Virgin also played all the angles. It produced a TV documentary that aired before the flight and planned another for broadcast afterward. The first documentary did too good a job of drumming up interest in the flight and of hyping the dangers. The film, for example, showed Branson tumbling end over end, out of control, during his first parachute jump. His instructor rescued him, but at about the same time, the company's stock took its own dive, to 155 pence from 170.
The crossing was a success, albeit with a somewhat hair-raising ending. The balloon crossed the Atlantic in about one and a half days. The plan to use solar heat during the day, propane at night, worked beautifully. However, a system designed to sever the balloon from the capsule during a landing failed to work. Unable to land the craft, Branson and Lindstrand wound up leaping into the Irish Sea.
But again Branson emerged a hero. The trip, moreover, has paid off.
"The balloon project was on the front page of most newspapers in the world for a couple of days, and ran on most television stations," Branson says. "My guess is we must have had ?25 million (about $40 million) of free advertising out of that project. It was by no means my principal reason for doing it, but it's a nice by-product."
True to form, Branson is now turning the experience into a company. His new Voyager unit will include a ballooning school, balloon manufacturer, balloon holiday services -- the company holds rights to fly balloons over the Taj Mahal and the Pyramids -- and an airship company that expects to build small dirigibles. "So instead of Capital Radio in London flying a helicopter to look at the traffic, for a tenth of the price they'll be able to take one of our airships up," he says. "And obviously they've got advertising space on the side of it as well, which they wouldn't have had with a helicopter."

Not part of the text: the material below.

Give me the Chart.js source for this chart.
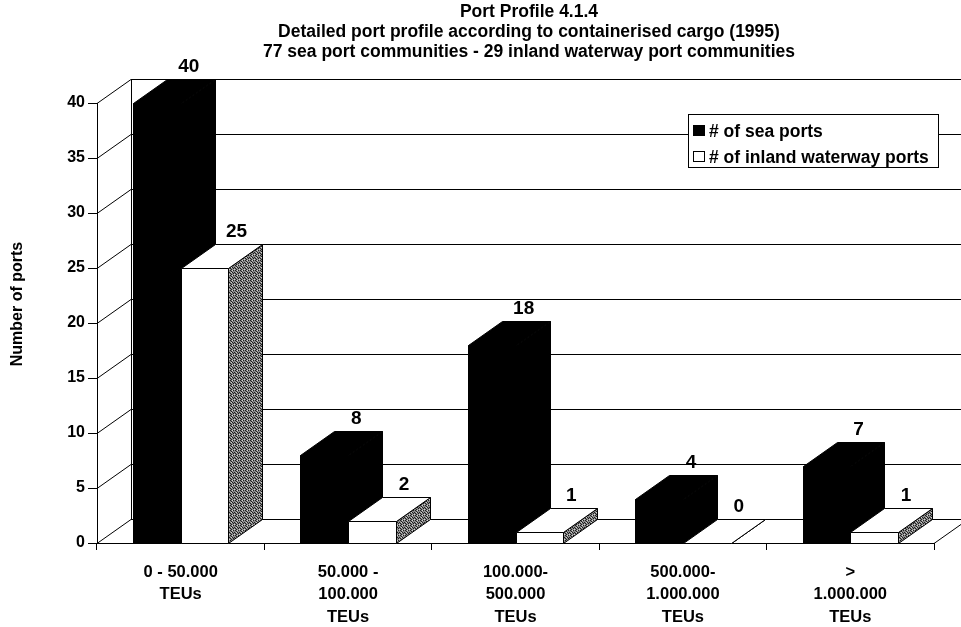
<!DOCTYPE html>
<html>
<head>
<meta charset="utf-8">
<title>Port Profile 4.1.4</title>
<script src="https://cdn.jsdelivr.net/npm/chart.js@4.4.1/dist/chart.umd.min.js"></script>
<style>
  html, body { margin: 0; padding: 0; background: #fff; }
  #wrap { width: 961px; height: 627px; position: relative; }
</style>
</head>
<body>
<div id="wrap"><canvas id="portChart"></canvas></div>
<script>
// categories (TEU classes), one array of lines per label
const categories = [
  ['0 - 50.000', 'TEUs'],
  ['50.000 -', '100.000', 'TEUs'],
  ['100.000-', '500.000', 'TEUs'],
  ['500.000-', '1.000.000', 'TEUs'],
  ['>', '1.000.000', 'TEUs']
];
const seaPorts = [40, 8, 18, 4, 7];
const inlandPorts = [25, 2, 1, 0, 1];
const seriesNames = ['# of sea ports', '# of inland waterway ports'];
const titleLines = [
  'Port Profile 4.1.4',
  'Detailed port profile according to containerised cargo (1995)',
  '77 sea port communities - 29 inland waterway port communities'
];
const yTitle = 'Number of ports';
const yMin = 0, yMax = 40, yStep = 5;

const FONT = '"Liberation Sans", Arial, Helvetica, sans-serif';
const DEPTH_X = 34, DEPTH_Y = 24;

// dotted grey used on the side faces of the white bars
function stipple(ctx) {
  const c = document.createElement('canvas');
  c.width = 5; c.height = 5;
  const p = c.getContext('2d');
  p.fillStyle = '#8a8a8a';
  p.fillRect(0, 0, 5, 5);
  p.fillStyle = '#1e1e1e';
  [[0, 0], [3, 0], [1, 1], [4, 2], [2, 2], [0, 3], [3, 3], [1, 4]].forEach(([a, b]) => p.fillRect(a, b, 1, 1));
  p.fillStyle = '#d0d0d0';
  [[2, 0], [4, 4], [1, 2]].forEach(([a, b]) => p.fillRect(a, b, 1, 1));
  return ctx.createPattern(c, 'repeat');
}

function poly(ctx, pts, fill) {
  ctx.beginPath();
  ctx.moveTo(pts[0][0], pts[0][1]);
  for (let i = 1; i < pts.length; i++) ctx.lineTo(pts[i][0], pts[i][1]);
  ctx.closePath();
  ctx.fillStyle = fill;
  ctx.fill();
  ctx.stroke();
}

// back wall, side wall and floor, then the boxes and their value labels
const box3d = {
  id: 'box3d',
  beforeDatasetsDraw(chart) {
    const ctx = chart.ctx;
    const area = chart.chartArea;
    const ys = chart.scales.y;
    const W = chart.width;
    ctx.save();
    ctx.strokeStyle = '#000';
    ctx.lineWidth = 1;

    // walls
    ctx.beginPath();
    ys.ticks.forEach(t => {
      const py = Math.round(ys.getPixelForValue(t.value)) + 0.5;
      ctx.moveTo(area.left, py);
      ctx.lineTo(area.left + DEPTH_X, py - DEPTH_Y);
      ctx.lineTo(W, py - DEPTH_Y);
    });
    const bx = Math.round(area.left + DEPTH_X) + 0.5;
    ctx.moveTo(bx, Math.round(area.top) - DEPTH_Y + 0.5);
    ctx.lineTo(bx, Math.round(area.bottom) - DEPTH_Y + 0.5);
    // right edge of the floor
    ctx.moveTo(area.right, Math.round(area.bottom) + 0.5);
    ctx.lineTo(area.right + DEPTH_X, Math.round(area.bottom) + 0.5 - DEPTH_Y);
    ctx.stroke();

    const grey = stipple(ctx);
    const metas = chart.data.datasets.map((d, i) => chart.getDatasetMeta(i));
    const n = chart.data.labels.length;
    for (let i = 0; i < n; i++) {
      metas.forEach((meta, di) => {
        const el = meta.data[i];
        const left = Math.round(el.x - el.width / 2) + 0.5;
        const right = Math.round(el.x + el.width / 2) + 0.5;
        const top = Math.round(el.y) + 0.5;
        const base = Math.round(el.base) + 0.5;
        const face = chart.data.datasets[di].backgroundColor;
        const side = di === 0 ? '#000' : grey;
        poly(ctx, [[right, top], [right + DEPTH_X, top - DEPTH_Y],
                   [right + DEPTH_X, base - DEPTH_Y], [right, base]], side);
        poly(ctx, [[left, top], [left + DEPTH_X, top - DEPTH_Y],
                   [right + DEPTH_X, top - DEPTH_Y], [right, top]], face);
        if (base - top > 0.5) {
          poly(ctx, [[left, top], [right, top], [right, base], [left, base]], face);
        }
      });
    }

    // value labels
    ctx.fillStyle = '#000';
    ctx.font = 'bold 19px ' + FONT;
    ctx.textAlign = 'center';
    ctx.textBaseline = 'alphabetic';
    metas.forEach((meta, di) => {
      meta.data.forEach((el, i) => {
        const v = chart.data.datasets[di].data[i];
        ctx.fillText(String(v), el.x + DEPTH_X - 2, el.y - DEPTH_Y - 7);
      });
    });
    ctx.restore();
    return false;
  },
  afterDraw(chart) {
    const ctx = chart.ctx;
    const area = chart.chartArea;
    ctx.save();
    // titles
    ctx.fillStyle = '#000';
    ctx.font = 'bold 17.5px ' + FONT;
    ctx.textAlign = 'center';
    ctx.textBaseline = 'middle';
    const cx = (area.left + chart.width) / 2;
    titleLines.forEach((t, i) => ctx.fillText(t, cx, 12 + i * 20));

    // y axis title
    ctx.save();
    ctx.translate(18, 304);
    ctx.rotate(-Math.PI / 2);
    ctx.font = 'bold 16px ' + FONT;
    ctx.fillText(yTitle, 0, 0);
    ctx.restore();

    // legend box
    const lx = 688.5, ly = 114.5, lw = 250, lh = 53;
    ctx.fillStyle = '#fff';
    ctx.fillRect(lx, ly, lw, lh);
    ctx.strokeStyle = '#000';
    ctx.lineWidth = 1;
    ctx.strokeRect(lx, ly, lw, lh);
    ctx.font = 'bold 17.5px ' + FONT;
    ctx.textAlign = 'left';
    chart.data.datasets.forEach((ds, i) => {
      const yy = 131 + i * 26;
      ctx.fillStyle = ds.backgroundColor;
      ctx.fillRect(693.5, yy - 5.5, 11, 10);
      ctx.strokeRect(693.5, yy - 5.5, 11, 10);
      ctx.fillStyle = '#000';
      ctx.fillText(ds.label, 709, yy + 1);
    });
    ctx.restore();
  }
};

const ctx = document.getElementById('portChart').getContext('2d');
new Chart(ctx, {
  type: 'bar',
  data: {
    labels: categories,
    datasets: [
      { label: seriesNames[0], data: seaPorts, backgroundColor: '#000',
        categoryPercentage: 0.57, barPercentage: 1 },
      { label: seriesNames[1], data: inlandPorts, backgroundColor: '#fff',
        categoryPercentage: 0.57, barPercentage: 1 }
    ]
  },
  options: {
    responsive: true,
    maintainAspectRatio: false,
    animation: false,
    layout: { padding: { top: 103, right: 27, left: 0, bottom: 0 } },
    plugins: {
      legend: { display: false },
      title: { display: false },
      tooltip: { enabled: false }
    },
    scales: {
      x: {
        grid: { display: true, drawOnChartArea: false, drawTicks: true,
                tickLength: 7, color: '#000', offset: true },
        border: { display: true, color: '#000', width: 1 },
        ticks: { color: '#000', font: { family: FONT, size: 16.5, weight: 'bold', lineHeight: 1.37 },
                 padding: 11, maxRotation: 0, autoSkip: false },
        afterFit: s => { s.height = 84; }
      },
      y: {
        min: yMin,
        max: yMax,
        grid: { display: true, drawOnChartArea: false, drawTicks: true,
                tickLength: 9, color: '#000' },
        border: { display: true, color: '#000', width: 1 },
        ticks: { stepSize: yStep, color: '#000', padding: 3,
                 font: { family: FONT, size: 16, weight: 'bold' } },
        afterFit: s => { s.width = 97; }
      }
    }
  },
  plugins: [box3d]
});
</script>
</body>
</html>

Airships. Half-price condoms. Balloons the size of jumbo jets. What Branson rewards most is flair. "He's very, very keen on the style with which things are done," says Robert Devereux, 32-year-old chairman of Virgin Vision, the group's video segment. "What really irritates him is when he sees things done in a humdrum way." This sense of flair makes him an especially dangerous competitor.
An example, as recalled by Stephen Navin, Virgin Vision's director of legal and business affairs:
Branson visits Ariola, the French arm of a German recording company that also handles record distribution for other companies, including, at the time, Virgin. An executive lets slip that Ariola plans to sign a singer named Julien Clerc (pronounced Claire). "So Richard rushes off into the loo and writes the name down on his hand," says Navin. "He can't speak French to save his life, so it was probably a very bad representation of how you'd actually spell Julien's name."
When he gets the chance, Branson calls the director of Virgin's own French operations and asks about this guy claire, or Cler, or whatever. He finds that Clerc is the hottest French property going. He tracks down Clerc's manager, and beats Ariola to the contract. "You couldn't call it industrial espionage," says Navin. "Call it grasping an opportunity that comes to your ears."
"Virgin has a reputation for toughness," says Nik Powell, an early partner of Branson's and now co-chairman of Palace Group of Companies Ltd., a filmmaker and distributor. He calls Branson a sharp negotiator. "His deals turn out to be extremely profitable," he says.
Branson the showman gave Virgin its high profile. Branson the manager has kept it lean and responsive, managing to do what so many U.S. entrepreneurs seem so incapable of accomplishing: delegation of power. "I'd go so far as to say that probably the greatest single reason for the success of the group is Richard's keeping out of it," says David M. Tait, the airline's executive vicepresident. "This isn't a negative comment on Richard. Just the way he locates his business gives you a clue. There's no glass-and-concrete tower, no Virgin Building with 10 floors of vice-presidents."
Branson's world headquarters is moored in Regent's Canal, squeezed tight in between boats fore and aft. It's a slender river barge called Duende, and to reach it you go through three gates and walk a concrete dill beside the canal, being careful not to trip on the sewage, water, and electrical hookups of Branson's neighbors. The neighborhood isn't exactly frenetic with interest in its resident hero. On the opposite bank, two men sit fishing in tne rain.
Branson, wearing his usual uniform of sweater and slacks, sits in a long room at the bow, which is paneled with knotty pine and banded with windows. Most of one wall is taken up by a bank of video and stereo equipment and a cabinet housing an eclectic collection of books, including Hashish and Dr. Ruth's Guide to Good Sex.
Working here, he says, he's found he can avoid interruptions and at the same time give his officers a greater sense of autonomy. The rest of his London operation is spread out in some 25 buildings, including townhouses, a warehouse, and a converted bathhouse, none of them with more than 80 employees.
"People always want to deal with the top person in a building," he says. With his companies so spread out, the ranking executive in each structure becomes the power center, "so somebody besides me takes complete responsibility. He becomes chairman of that company. He can make all the decisions. And I can be left to push the group forward into new areas."